A few weeks after taking those first shots, I had some extra time while I was away visiting my family on holiday in Cornwall. While everyone was getting ready one morning, I folded a single sheet of black A4 card into a tube-like accessory for my cameras. There might be a proper name for it, and there’s doubtlessly a better way of doing it, but mine was shaped like a long, four-sided cylinder, open at the bottom to slip over the Duaflex camera, and at the top for the lens of my DSLR to look through. I took it out into the garden and, although it was a little tricky to balance, I think the effort paid off.
One of the things I hadn’t realised until I properly investigated TTV, was that you need a macro lens to get any kind of sensible images. To begin with, I was disheartened – even secondhand, the cheapest Canon macro lens we could find was around £200. Rarely discouraged, though, Mr P did a little more searching and found a much less expensive option in a set of filters which fit onto the end of my kit lens. For me, and my admittedly non-professional purposes, they’ve been fantastic – adding an extra option to my existing lenses, and letting me play with TTV, as well as a few bits of more general macro photography. Things like the blossoms on our (very small) apple tree.
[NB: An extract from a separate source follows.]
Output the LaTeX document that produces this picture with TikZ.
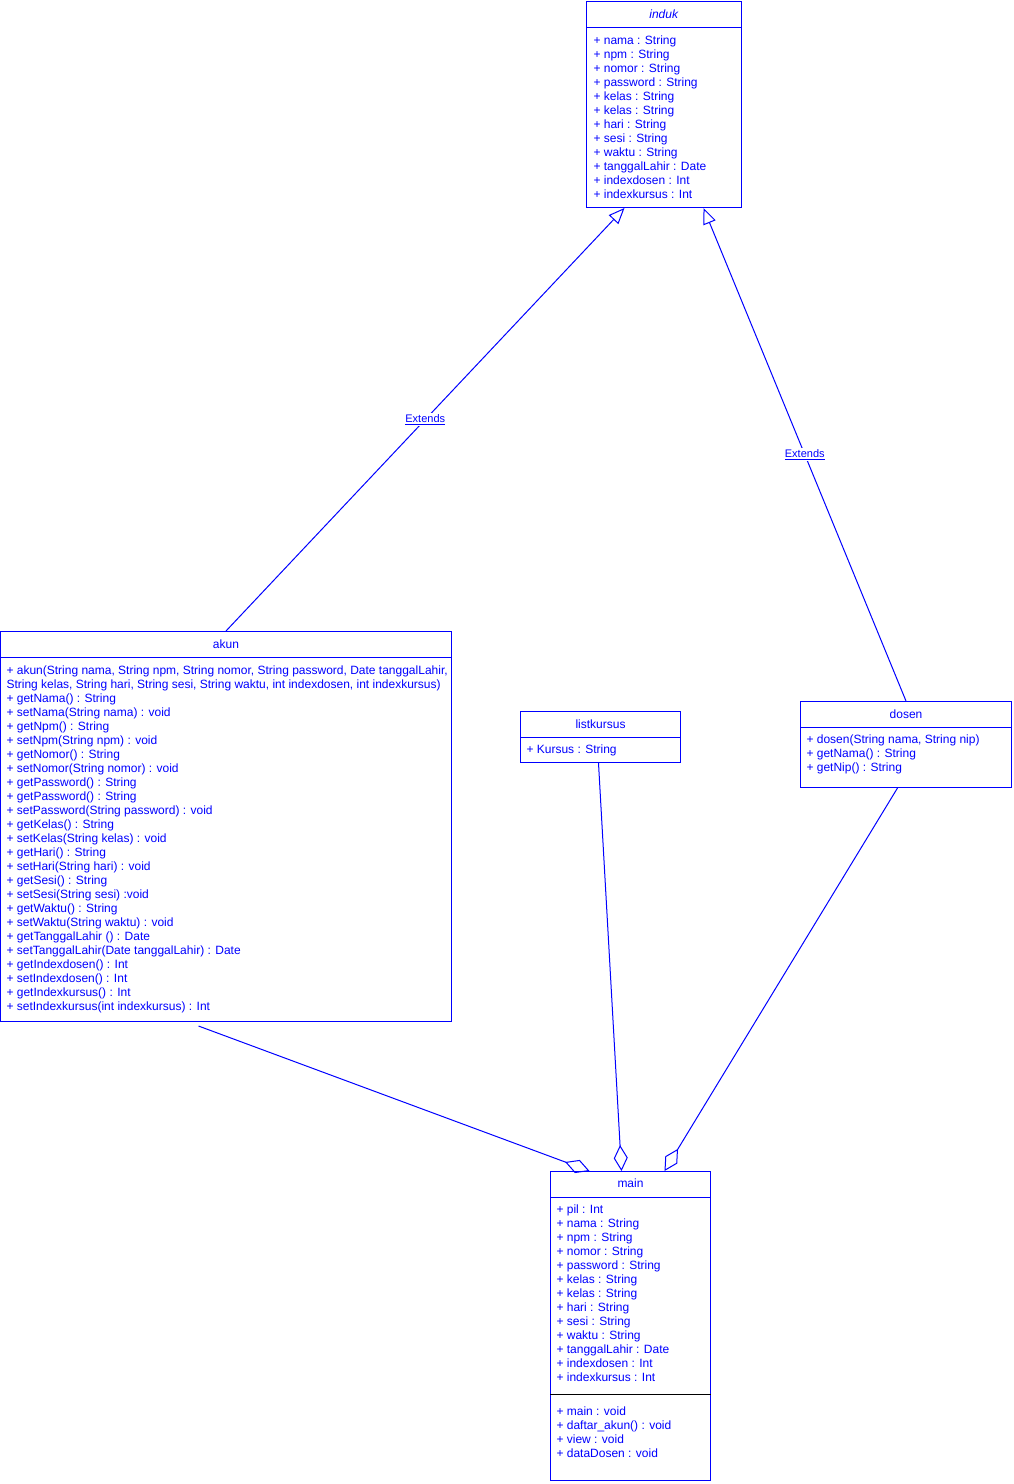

Officially, I don’t know how much the Duaflex cost (it was a present, which adds a big chunk of sentimental value to the actual cost), but you can pick them up on eBay for a pretty reasonable amount, and probably less if you spot one in a junk shop or flea market. Either way, if you’ve ever been tempted by TTV and find yourself in a position to snap one up, I’d say go for it. They’re beautiful, practical and a fun addition to your regular photo-taking options.
And if you already have one, well you know how nosy I am. Point me towards your favourite shots, and I’ll be there to check them out faster than you can say ‘cheese’.